Supplementary Resources

• Book: 'Calculus: Early Transcendentals' by James Stewart. Provides additional examples and exercises that align well with the course’s calculus module, enhancing conceptual clarity.
• Tool: Use Jupyter Notebooks with SymPy for symbolic math. This bridges theory with computation, allowing visualization of integrals, matrices, and probability distributions.
• Follow-up: Enroll in MIT OpenCourseWare’s Linear Algebra course by Gilbert Strang. It complements this specialization with deeper geometric intuition and real-world applications.
• Reference: 'Discrete Mathematics and Its Applications' by Kenneth Rosen. An excellent companion for logic, combinatorics, and graph theory with engineering-relevant problem sets.

Common Pitfalls

• Pitfall: Skipping foundational review. Learners often underestimate the need to revisit pre-calculus concepts. Gaps in algebra or trigonometry hinder progress in differentiation and integration topics.
• Pitfall: Over-relying on video lectures. Passive watching leads to false confidence. Active engagement through problem-solving is essential for true mastery in mathematical disciplines.
• Pitfall: Ignoring formal logic. Many dismiss discrete math as abstract, but it underpins algorithm correctness and digital circuit design—skills vital in computer engineering and AI.

Time & Money ROI

• Time: The 20-week commitment is substantial but justified by the breadth. For career changers or graduate applicants, this investment demonstrates serious quantitative preparation.
• Cost-to-value: Priced competitively for a multi-course specialization. While not free, the structured path offers better value than piecing together disparate resources from free platforms.
• Certificate: The specialization credential from BITS Pilani enhances resumes, especially in regions where Indian technical institutions are highly regarded. It signals analytical rigor to employers.
• Alternative: Free alternatives exist on edX or YouTube, but they lack integration, certification, and academic oversight. This course’s coherence and credential justify the premium for serious learners.

Editorial Verdict

The Mathematics for Engineering specialization stands out as a disciplined, well-structured pathway for learners aiming to solidify their quantitative foundations. By unifying calculus, linear algebra, probability, and discrete math under an engineering lens, it prepares students not just for academic success but for real-world technical problem-solving. The curriculum’s rigor, combined with BITS Pilani’s academic reputation, makes it a strong choice for those transitioning into engineering, data science, or AI roles where mathematical maturity is non-negotiable. It avoids the trap of oversimplification, offering depth where it matters most—conceptual understanding and analytical reasoning.

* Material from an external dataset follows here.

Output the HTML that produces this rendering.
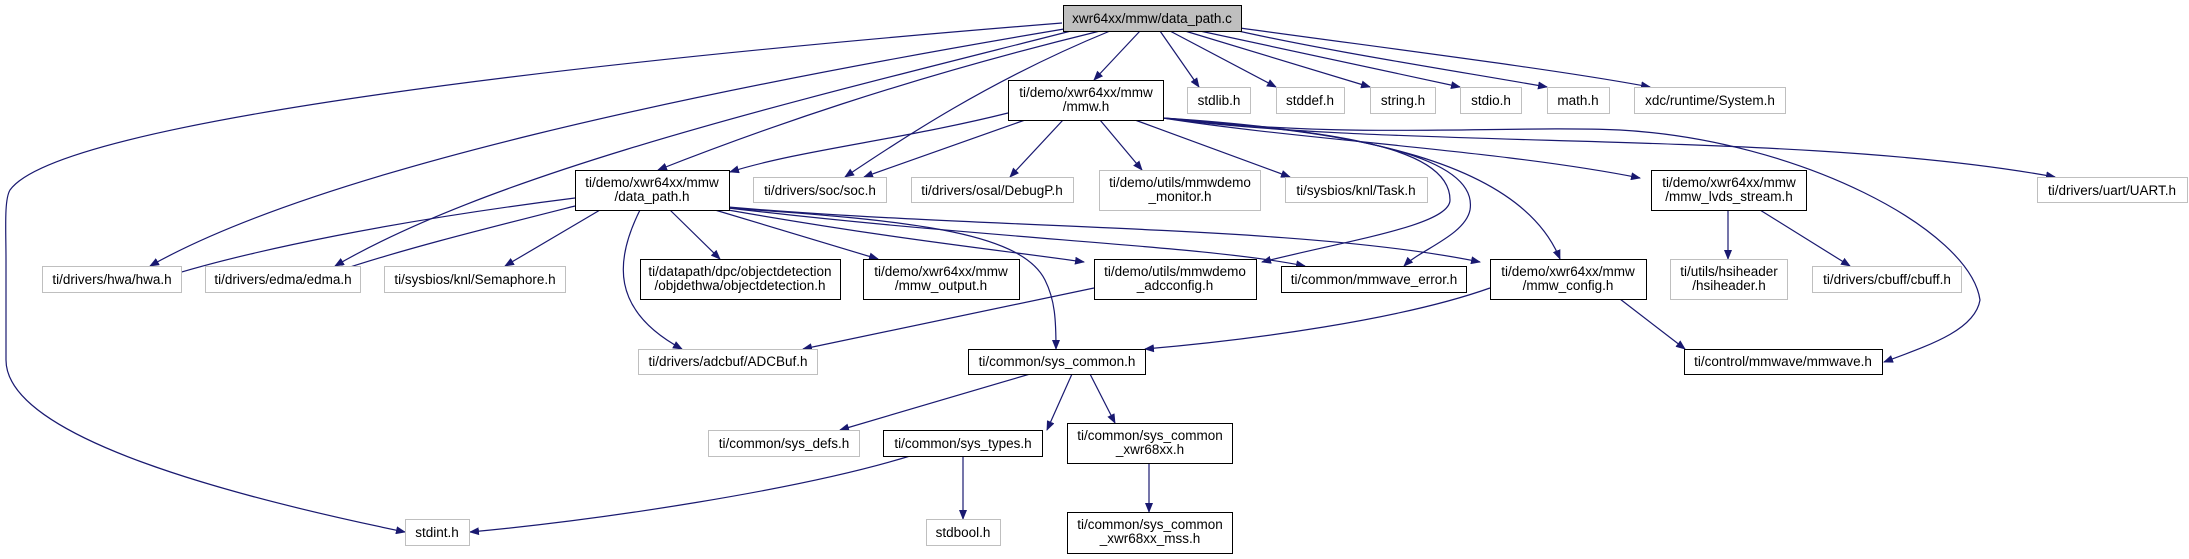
<!DOCTYPE html>
<html><head><meta charset="utf-8"><style>
html,body{margin:0;padding:0;background:#fff;width:2189px;height:559px;overflow:hidden}
svg text{font-family:"Liberation Sans",sans-serif;font-size:13.5px;fill:#000;text-anchor:middle}
</style></head><body>
<svg width="2189" height="559" viewBox="0 0 2189 559" xmlns="http://www.w3.org/2000/svg">
<defs><marker id="a" markerWidth="10" markerHeight="8" refX="9" refY="4" orient="auto" markerUnits="userSpaceOnUse"><path d="M0,0 L10,4 L0,8 z" fill="#191970"/></marker></defs>
<g fill="none" stroke="#191970" stroke-width="1.2" marker-end="url(#a)">
<!-- root edges -->
<path d="M1140,31 L1094,80"/>
<path d="M1160,31 L1199,87"/>
<path d="M1170,31 L1276,87"/>
<path d="M1185,31 L1370,87"/>
<path d="M1200,31 L1460,87"/>
<path d="M1225,28 C1320,50 1450,70 1547,87"/>
<path d="M1240,28 C1400,50 1560,70 1650,87"/>
<path d="M1100,31 C900,80 760,130 658,170"/>
<path d="M1110,31 C990,80 900,140 845,177"/>
<path d="M1070,28 C700,90 320,170 150,266"/>
<path d="M1075,30 C800,100 500,170 335,266"/>
<path d="M1062,23 C600,60 60,120 10,190 C4,200 6,230 6,260 L6,360 C6,440 250,500 405,532"/>
<!-- mmw.h edges -->
<path d="M1008,113 C900,140 800,150 730,172"/>
<path d="M1025,120 L864,177"/>
<path d="M1063,120 L1010,177"/>
<path d="M1100,120 L1142,170"/>
<path d="M1135,120 L1290,177"/>
<path d="M1163,118 C1300,140 1500,150 1640,178"/>
<path d="M1163,118 C1400,150 1800,130 2055,177"/>
<path d="M1163,118 C1300,130 1450,140 1450,200 C1450,225 1350,240 1262,262"/>
<path d="M1163,118 C1320,130 1480,150 1470,210 C1465,235 1420,250 1404,266"/>
<path d="M1163,118 C1350,130 1520,160 1560,259"/>
<path d="M1163,118 C1350,140 1500,125 1620,130 C1800,140 1970,230 1980,300 C1975,330 1930,345 1884,362"/>
<!-- data_path.h edges -->
<path d="M575,198 C400,220 250,250 162,278"/>
<path d="M575,206 C480,230 400,250 335,272"/>
<path d="M600,210 L505,266"/>
<path d="M670,210 L720,259"/>
<path d="M715,210 L878,259"/>
<path d="M728,210 C900,240 1000,250 1084,262"/>
<path d="M728,208 C1000,240 1200,245 1305,266"/>
<path d="M728,207 C1000,230 1300,225 1480,262"/>
<path d="M728,208 C900,220 1020,230 1045,280 C1055,300 1056,320 1056,349"/>
<path d="M640,210 C615,260 610,310 682,349"/>
<!-- others -->
<path d="M1094,288 L803,349"/>
<path d="M1490,288 C1400,320 1250,340 1145,349"/>
<path d="M1620,299 L1685,349"/>
<path d="M1728,210 L1728,259"/>
<path d="M1760,210 L1850,266"/>
<path d="M1030,374 L840,430"/>
<path d="M1072,374 L1047,430"/>
<path d="M1090,374 L1115,423"/>
<path d="M1149,463 L1149,512"/>
<path d="M910,456 C800,490 600,520 470,532"/>
<path d="M963,456 L963,519"/>
</g>
<g stroke-width="1">
<rect x="1063.5" y="5.5" width="178" height="26" fill="#bfbfbf" stroke="#000"/>
<g fill="#fff" stroke="#bfbfbf">
<rect x="1187.5" y="87.5" width="63" height="26"/>
<rect x="1276.5" y="87.5" width="68" height="26"/>
<rect x="1370.5" y="87.5" width="65" height="26"/>
<rect x="1460.5" y="87.5" width="61" height="26"/>
<rect x="1547.5" y="87.5" width="62" height="26"/>
<rect x="1634.5" y="87.5" width="151" height="26"/>
<rect x="753.5" y="177.5" width="133" height="25"/>
<rect x="911.5" y="177.5" width="162" height="25"/>
<rect x="1099.5" y="170.5" width="161" height="40"/>
<rect x="1285.5" y="177.5" width="142" height="25"/>
<rect x="2037.5" y="177.5" width="150" height="25"/>
<rect x="42.5" y="266.5" width="139" height="26"/>
<rect x="205.5" y="266.5" width="155" height="26"/>
<rect x="384.5" y="266.5" width="181" height="26"/>
<rect x="1670.5" y="259.5" width="117" height="40"/>
<rect x="1812.5" y="266.5" width="149" height="26"/>
<rect x="638.5" y="349.5" width="179" height="25"/>
<rect x="708.5" y="430.5" width="151" height="26"/>
<rect x="405.5" y="519.5" width="64" height="26"/>
<rect x="926.5" y="519.5" width="74" height="26"/>
</g>
<g fill="#fff" stroke="#000">
<rect x="1008.5" y="80.5" width="155" height="40"/>
<rect x="575.5" y="170.5" width="154" height="40"/>
<rect x="1651.5" y="170.5" width="155" height="40"/>
<rect x="640.5" y="259.5" width="200" height="40"/>
<rect x="863.5" y="259.5" width="156" height="40"/>
<rect x="1094.5" y="259.5" width="162" height="40"/>
<rect x="1281.5" y="266.5" width="185" height="26"/>
<rect x="1490.5" y="259.5" width="156" height="40"/>
<rect x="968.5" y="349.5" width="177" height="25"/>
<rect x="1684.5" y="349.5" width="198" height="25"/>
<rect x="883.5" y="430.5" width="159" height="26"/>
<rect x="1067.5" y="423.5" width="165" height="40"/>
<rect x="1067.5" y="512.5" width="165" height="41"/>
</g>
</g>
<g>
<text x="1152" y="23">xwr64xx/mmw/data_path.c</text>
<text x="1219" y="105">stdlib.h</text>
<text x="1310" y="105">stddef.h</text>
<text x="1403" y="105">string.h</text>
<text x="1491" y="105">stdio.h</text>
<text x="1578" y="105">math.h</text>
<text x="1710" y="105">xdc/runtime/System.h</text>
<text x="1086" y="97">ti/demo/xwr64xx/mmw</text><text x="1086" y="111">/mmw.h</text>
<text x="820" y="195">ti/drivers/soc/soc.h</text>
<text x="992" y="195">ti/drivers/osal/DebugP.h</text>
<text x="1180" y="187">ti/demo/utils/mmwdemo</text><text x="1180" y="201">_monitor.h</text>
<text x="1356" y="195">ti/sysbios/knl/Task.h</text>
<text x="2112" y="195">ti/drivers/uart/UART.h</text>
<text x="652" y="187">ti/demo/xwr64xx/mmw</text><text x="652" y="201">/data_path.h</text>
<text x="1729" y="187">ti/demo/xwr64xx/mmw</text><text x="1729" y="201">/mmw_lvds_stream.h</text>
<text x="112" y="284">ti/drivers/hwa/hwa.h</text>
<text x="283" y="284">ti/drivers/edma/edma.h</text>
<text x="475" y="284">ti/sysbios/knl/Semaphore.h</text>
<text x="740" y="276">ti/datapath/dpc/objectdetection</text><text x="740" y="290">/objdethwa/objectdetection.h</text>
<text x="941" y="276">ti/demo/xwr64xx/mmw</text><text x="941" y="290">/mmw_output.h</text>
<text x="1175" y="276">ti/demo/utils/mmwdemo</text><text x="1175" y="290">_adcconfig.h</text>
<text x="1374" y="284">ti/common/mmwave_error.h</text>
<text x="1568" y="276">ti/demo/xwr64xx/mmw</text><text x="1568" y="290">/mmw_config.h</text>
<text x="1729" y="276">ti/utils/hsiheader</text><text x="1729" y="290">/hsiheader.h</text>
<text x="1887" y="284">ti/drivers/cbuff/cbuff.h</text>
<text x="728" y="366">ti/drivers/adcbuf/ADCBuf.h</text>
<text x="1057" y="366">ti/common/sys_common.h</text>
<text x="1783" y="366">ti/control/mmwave/mmwave.h</text>
<text x="784" y="448">ti/common/sys_defs.h</text>
<text x="963" y="448">ti/common/sys_types.h</text>
<text x="1150" y="440">ti/common/sys_common</text><text x="1150" y="454">_xwr68xx.h</text>
<text x="1150" y="529">ti/common/sys_common</text><text x="1150" y="543">_xwr68xx_mss.h</text>
<text x="437" y="537">stdint.h</text>
<text x="963" y="537">stdbool.h</text>
</g>
</svg>
</body></html>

However, it’s not for everyone. The lack of coding integration and beginner scaffolding may deter learners seeking immediate practical application or those returning to math after a long break. The abstract treatment of logic and discrete topics could be improved with more engineering case studies. Still, for motivated learners willing to invest time and effort, this specialization delivers exceptional long-term value. It’s particularly recommended for students planning graduate studies in engineering or technical fields, as well as professionals aiming to strengthen their analytical toolkit. With supplemental practice and community engagement, the course becomes more than a credential—it becomes a foundation for lifelong technical growth.